Why might random variation lead to errors in statistical inference?
Random variation can result in errors because it introduces variability in sample data, leading to estimates or decisions that may not accurately reflect the population.
How does the t-distribution differ from the normal distribution?
What happens to the t-distribution as the degrees of freedom increase?
What happens to the t-distribution as the degrees of freedom increase?
As the degrees of freedom increase, the t-distribution becomes closer in shape to the normal distribution, with less area in the tails.
Why is the t-distribution often used for estimating a population mean?
The t-distribution is used because the population standard deviation is typically unknown, making a one-sample t-interval appropriate for estimating the mean of a quantitative variable.
How do you find the critical value t* for a t-distribution?
The critical value t* can be found using a table of t-distribution values or by computer-generated output based on degrees of freedom.
Does a confidence interval for a population mean always contain the population mean?
No, a confidence interval either contains the population mean or it does not, as it is based on a random sample that varies.
What does it mean when we say we are "C% confident" about a confidence interval for a population mean?
It means we are C% confident that the interval captures the true population mean, acknowledging that a certain percentage of intervals will not contain the mean.
What should an interpretation of a confidence interval for a population mean include?
It should reference the sample taken and the population it represents, providing context for the interval estimate.
How can a confidence interval provide evidence to support a claim?
The interval gives a range of plausible values for the population mean, which may align with or refute the claim being investigated.
How does sample size affect the width of a confidence interval for a population mean?
As sample size increases, the width of the confidence interval tends to decrease, making the estimate more precise.
How is the width of a confidence interval related to sample size and confidence level?
The width of the interval is proportional to 1/√n and increases as the confidence level increases.
What is the appropriate test for a population mean with an unknown population standard deviation?
The appropriate test is a one-sample t-test for a population mean.
How can matched pairs be treated in significance testing?
Matched pairs can be treated as one sample of differences, and inference is conducted similarly to a one-sample t-test for a mean.
What is the null hypothesis for a one-sample t-test for a population mean?
The null hypothesis is H0: μ = μ0, where μ0 is the hypothesized population mean.
Why is the order of subtraction important when finding the mean difference in matched pairs?
The order affects the sign and interpretation of the difference, making it essential to define it consistently.
How should the p-value of a significance test for a population mean be interpreted?
The p-value is computed assuming the null hypothesis is true, indicating the probability of observing a result as extreme as the sample if H0 is correct.
What does a formal decision in a significance test compare?
It compares the p-value to the significance level (α).
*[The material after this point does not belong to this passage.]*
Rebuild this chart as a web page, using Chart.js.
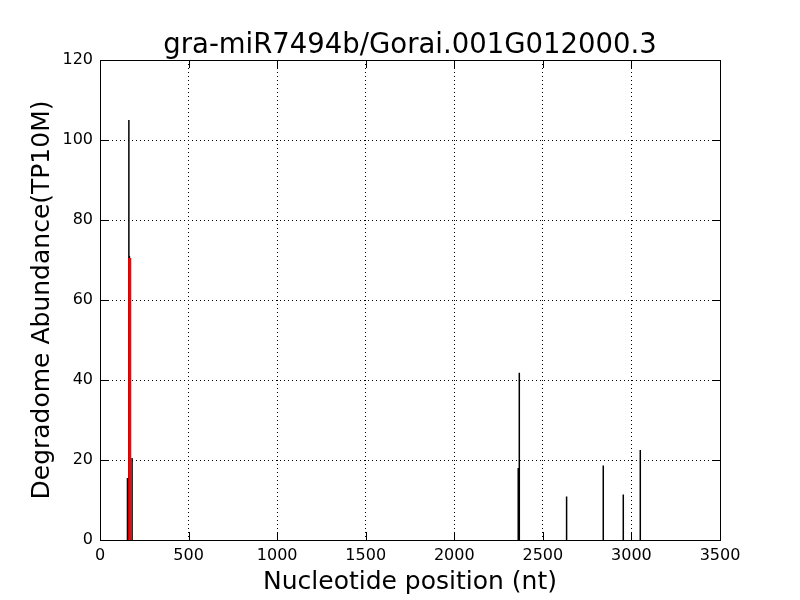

If p ≤ α, reject H0; if p > α, fail to reject H0.
How can the results of a significance test be used in research?
The results provide statistical reasoning to support or refute an answer to a research question about the sampled population.
What is the appropriate confidence interval procedure for comparing two independent samples?
A two-sample t-interval for the difference between population means is appropriate.
How is the margin of error for the difference of two sample means calculated?
It is calculated as the critical value (t*) times the standard error (SE) of the difference between the two means.
What is the point estimate for the difference of two population means?
The point estimate is the difference between the sample means, x̄1 − x̄2.
In repeated sampling, what proportion of confidence intervals will capture the true difference of population means?
Approximately C% of confidence intervals will capture the true difference, where C% is the confidence level.
What should an interpretation of a confidence interval for the difference between two population means include?
It should reference the samples taken and the populations they represent.
How can a confidence interval for the difference of population means support a claim?
The interval provides a range of plausible values that may align with or refute a contextual claim.
How does sample size affect the width of the confidence interval for the difference of two means?
As sample sizes increase, the width of the confidence interval decreases.
What is the appropriate test for a difference of two population means for a quantitative variable?
The appropriate test is a two-sample t-test for the difference between two population means.
What is the null hypothesis for a two-sample t-test for the difference between two population means?
The null hypothesis is H0: μ1 − μ2 = 0, or equivalently, H0: μ1 = μ2.
How should the p-value of a two-sample t-test for a difference between means be interpreted?
The p-value is computed assuming the null hypothesis is true, indicating the likelihood of observing the data if the population means are equal.
What formal decision is made in a two-sample t-test for a difference of means?
Compare the p-value to the significance level (α). If p ≤ α, reject H0; if p > α, fail to reject H0.
How can the results of a two-sample significance test support research conclusions?
The results provide evidence to answer research questions about the differences between the populations sampled.